This page looks at a cash dividend definition along with other corporate actions that you could receive from the stocks you own. What exactly is a cash dividend? Can you receive dividends in other ways?
First off, the cash dividend definition: A cash dividend is a payment you receive for owning shares in a particular company or security. Cash dividends are paid on a per share basis.
For example, if you owned shares in Johnson and Johnson (JNJ) then you would receive 80 cents per share every quarter (2016 dividend). So if you had 1,000 shares in JNJ then you would currently receive $800 every quarter.
Most large companies in the US pay their dividends every quarter. JNJ make their payment every March, June, September, and December.
JNJ have also raised their dividend for 54 straight years and have a healthy dividend payout ratio so the chances look good that those rising dividends should continue for the foreseeable future. Some companies - for example Disney (DIS) - pay semi-annual dividends. Disney currently pay in January and July.
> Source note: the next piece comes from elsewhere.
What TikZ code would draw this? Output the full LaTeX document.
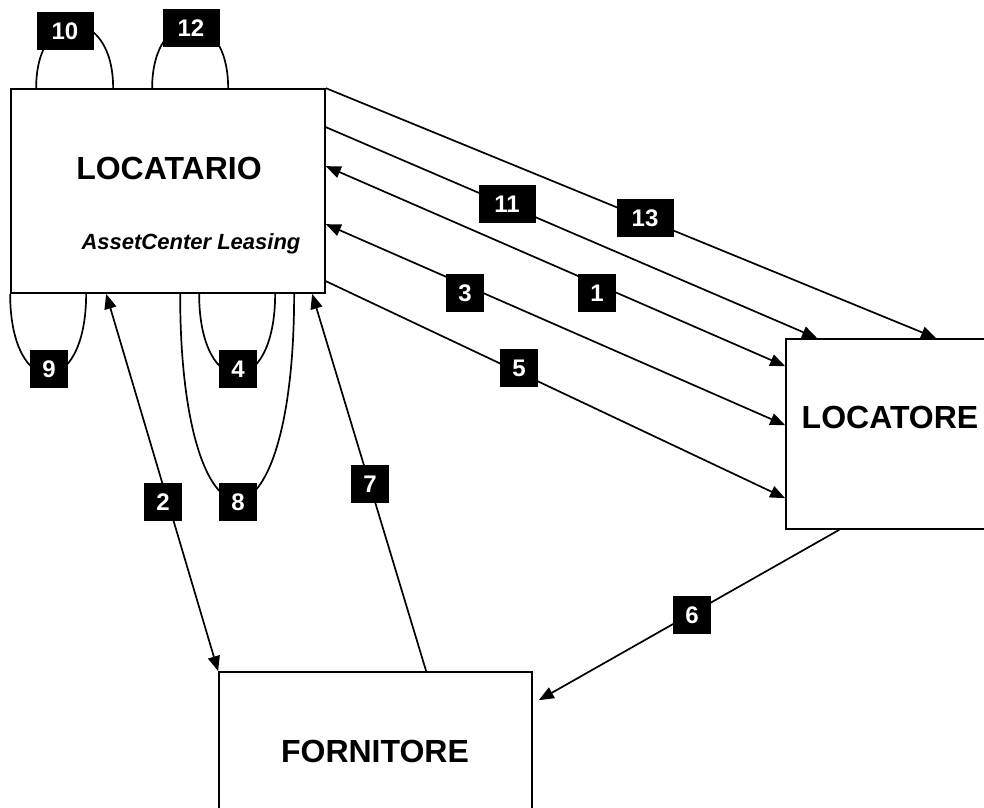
\documentclass[tikz,border=0pt]{standalone}
\usepackage{fontspec}
\setmainfont{Liberation Sans}
\usetikzlibrary{arrows.meta,calc}
\begin{document}
\begin{tikzpicture}[x=1pt,y=-1pt,
  box/.style={draw=black,line width=1.7pt,fill=white,inner sep=0pt},
  ttl/.style={font=\fontsize{32}{36}\selectfont\bfseries,inner sep=0pt},
  lbl/.style={fill=black,text=white,font=\fontsize{24}{28}\selectfont\bfseries,minimum width=38pt,minimum height=38pt,inner sep=0pt},
  lblw/.style={lbl,minimum width=57pt},
  conn/.style={line width=1.7pt},
  tip/.style={-{Triangle[length=15pt,width=12pt]}},
  tips/.style={{Triangle[length=15pt,width=12pt]}-{Triangle[length=15pt,width=12pt]}}]
\clip (0,0) rectangle (984,807);
\fill[white] (0,0) rectangle (984,807);
% boxes
\node[box,minimum width=314pt,minimum height=204pt] (ta) at (168,191) {};
\node[box,minimum width=209pt,minimum height=190pt] (tore) at (890.5,434) {};
\node[box,minimum width=313pt,minimum height=160pt] (forn) at (375.5,752) {};
\node[ttl] (tatext) at (169,168) {LOCATARIO};
\node[font=\fontsize{22}{26}\selectfont\bfseries\itshape,inner sep=0pt] (tasub) at (191,244) {AssetCenter Leasing};
\node[ttl] (toretext) at (890,417) {LOCATORE};
\node[ttl] (forntext) at (375,751) {FORNITORE};
% connectors to LOCATORE
\draw[conn,tip] (ta.north east) -- ($(tore.north west)+(151,0)$);
\draw[conn,tip] ($(ta.north east)+(0,39)$) -- ($(tore.north west)+(32,0)$);
\draw[conn,tips] ($(ta.north east)+(0,78)$) -- ($(tore.north west)+(0,28)$);
\draw[conn,tips] ($(ta.north east)+(0,136)$) -- ($(tore.north west)+(0,87)$);
\draw[conn,tip] ($(ta.north east)+(0,193)$) -- ($(tore.north west)+(0,160)$);
% LOCATARIO - FORNITORE
\draw[conn,tips] ($(ta.south west)+(96,0)$) -- (forn.north west);
\draw[conn,tip] ($(forn.north west)+(208,0)$) -- ($(ta.south west)+(302,0)$);
% LOCATORE - FORNITORE
\draw[conn,tip] ($(tore.south west)+(54,0)$) -- ($(forn.north east)+(6,29)$);
% loops
\draw[conn] ($(ta.north west)+(26,0)$) .. controls +(0,-84) and +(0,-84) .. ($(ta.north west)+(103,0)$);
\draw[conn] ($(ta.north west)+(142,0)$) .. controls +(0,-84) and +(0,-84) .. ($(ta.north west)+(218,0)$);
\draw[conn] (ta.south west) .. controls +(0,107) and +(0,107) .. ($(ta.south west)+(76,0)$);
\draw[conn] ($(ta.south west)+(189,0)$) .. controls +(0,107) and +(0,107) .. ($(ta.south west)+(265,0)$);
\draw[conn] ($(ta.south west)+(170,0)$) .. controls +(0,275) and +(0,275) .. ($(ta.south west)+(284,0)$);
% labels
\node[lblw] (l10) at (65,31) {10};
\node[lblw] (l12) at (191,28) {12};
\node[lblw] (l11) at (507,204) {11};
\node[lblw] (l13) at (645,218) {13};
\node[lbl] (l1) at (597,293) {1};
\node[lbl] (l3) at (465,293) {3};
\node[lbl] (l5) at (519,368) {5};
\node[lbl] (l9) at (49,369) {9};
\node[lbl] (l4) at (238,369) {4};
\node[lbl] (l2) at (163,502) {2};
\node[lbl] (l8) at (238,502) {8};
\node[lbl] (l7) at (370,484) {7};
\node[lbl] (l6) at (692,615) {6};
\end{tikzpicture}
\end{document}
Normally the cash dividend is declared by a board of directors. The board decide what percentage of the firm's profits should be paid out to shareholders in the form of a cash dividend and how much should be used to invest back into the business, pay down debt, make acquisitions or buy back the stock.
To pay sustainable dividends, the company must generate the cash to make the payments. This means consistent dividend payers tend to be consistent cash generators. We love cash generators!
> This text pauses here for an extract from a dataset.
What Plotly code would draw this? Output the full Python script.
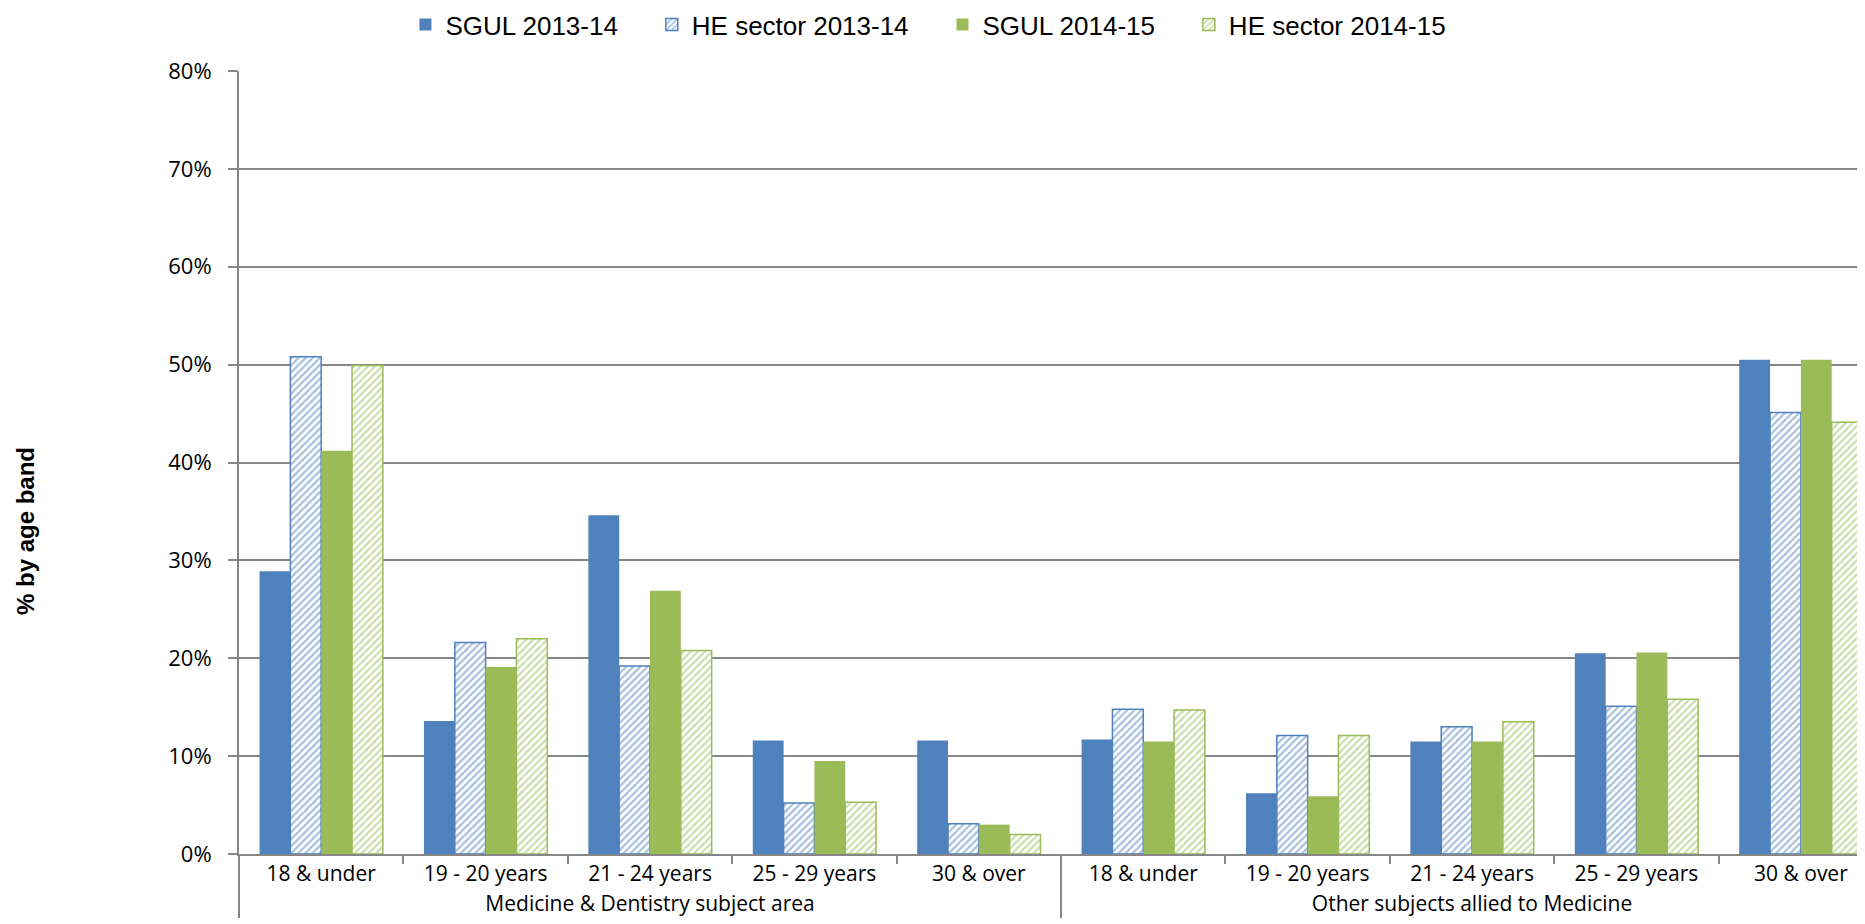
import plotly.graph_objects as go

groups = ["Medicine & Dentistry subject area"] * 5 + ["Other subjects allied to Medicine"] * 5
ages = ["18 & under", "19 - 20 years", "21 - 24 years", "25 - 29 years", "30 & over"] * 2

sgul_1314 = [28.9, 13.6, 34.6, 11.6, 11.6, 11.7, 6.2, 11.5, 20.5, 50.5]
he_1314 = [50.8, 21.6, 19.2, 5.2, 3.1, 14.8, 12.1, 13.0, 15.1, 45.1]
sgul_1415 = [41.2, 19.1, 26.9, 9.5, 3.0, 11.5, 5.9, 11.5, 20.6, 50.5]
he_1415 = [49.9, 22.0, 20.8, 5.3, 2.0, 14.7, 12.1, 13.5, 15.8, 44.1]

series_names = ["SGUL 2013-14", "HE sector 2013-14", "SGUL 2014-15", "HE sector 2014-15"]
series_values = [sgul_1314, he_1314, sgul_1415, he_1415]
series_colors = ["#4F81BD", "#4F81BD", "#9BBB59", "#9BBB59"]
series_hatched = [False, True, False, True]

fig = go.Figure()
for i, (name, vals, col, hatched) in enumerate(zip(series_names, series_values, series_colors, series_hatched)):
    y = [v / 100 for v in vals]
    if hatched:
        marker = dict(color="white", line=dict(color=col, width=1.5),
                      pattern=dict(shape="/", fgcolor=col, bgcolor="white", size=5, solidity=0.45))
    else:
        marker = dict(color=col, line=dict(width=0))
    pad = "\u00a0" * 4 if i < len(series_names) - 1 else ""
    fig.add_trace(go.Bar(x=[groups, ages], y=y, name=name + pad, marker=marker))

grid = "#868686"
fig.update_layout(
    width=1857, height=916,
    margin=dict(l=231, r=0, t=63, b=70),
    paper_bgcolor="white", plot_bgcolor="white",
    barmode="group", bargap=0.25, bargroupgap=0,
    font=dict(family="Open Sans", size=21, color="black"),
    showlegend=True,
    legend=dict(orientation="h", x=0.424, xanchor="center", yref="container", y=0.982, yanchor="middle",
                font=dict(family="Liberation Sans, Arial", size=26, color="black"),
                traceorder="normal"),
    annotations=[dict(text="<b>% by age band</b>", textangle=-90, xref="paper", yref="paper",
                      x=-0.1316, y=0.4125, xanchor="center", yanchor="middle", showarrow=False,
                      font=dict(family="Liberation Sans, Arial", size=24, color="black"))],
)
fig.update_yaxes(range=[0, 0.8], dtick=0.1, tickformat=".0%", showgrid=True, gridcolor=grid, gridwidth=2,
                 showline=True, linecolor=grid, linewidth=2, ticks="outside", ticklen=9, tickcolor=grid,
                 tickwidth=2, tickfont=dict(family="Open Sans", size=22), zeroline=False,
                 ticklabelstandoff=12)
fig.update_xaxes(type="multicategory", range=[-0.5, 9.39], showline=True, linecolor=grid, linewidth=2,
                 ticks="outside", tickson="boundaries", ticklen=8, tickcolor=grid, tickwidth=2,
                 showdividers=True, dividercolor=grid, dividerwidth=2,
                 tickfont=dict(family="Open Sans", size=21))

fig.write_html("out.html")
Some companies can pay you a stock dividend.
A stock dividend differs from a cash dividend in that it pays you in more shares of the company rather than cash. Generally this is paid as a fraction or portion per existing share. For example, if you were paid 0.03 shares for every share you owned and you had 1,000 shares then you'd receive 30 new shares.
It is almost certainly because they want to preserve cash so they don't want to pay out a cash dividend but are still seen to be "rewarding" their shareholders with new shares.
There is also a tax advantage in that these new shares are not taxed until the investor sells the shares (they become part of your capital gain liability rather than your income liability).
A stock dividend does, however, dilute your existing shareholding and, in a similar way to a regular cash dividend dropping the price of a stock when it goes ex-dividend, the same drop in price should happen with a stock dividend.
A stock split is like a giant stock dividend. Often you'll see companies doing, say, a two for one stock split. This means you will get two shares for every share you own. For example, if you'd bought 125 shares in Coca-Cola in 2011, you'd now have 250 shares despite never buying another share. The reason is that they did a two for one stock split in July 2012.
Often it is to try to lower the price - all things being equal a two for one stock split will halve the stock price. Management often view a lower stock price as making the stock more liquid therefore enabling smaller investors to purchase stock more easily. It can also mean it is easier for management to use stock to reward employees or use for acquisitions.
Warren Buffett's Berkshire Hathaway illustrates this perfectly. Buffett has famously never done a stock split on the class A shares of Berkshire Hathaway (BRK-A). One share will now set you back around $260,000! He did however do stock split on the class B (BRK-B) shares to help facilitate the acquisition of the Burlington Northern Santa Fe railroad in 2010.
At RetireOnDividends.com we like to focus on cash dividends. These are the regular checks that turn up in your mailbox or brokerage account and reward you from the profits of a firm. We think they help you focus on the underlying business and a regular cash payment over a long period of time gives you "proof" that the company you own is cash generative.
We hope this answers your questions on a cash dividend definition as opposed to other possible dividends/corporate actions.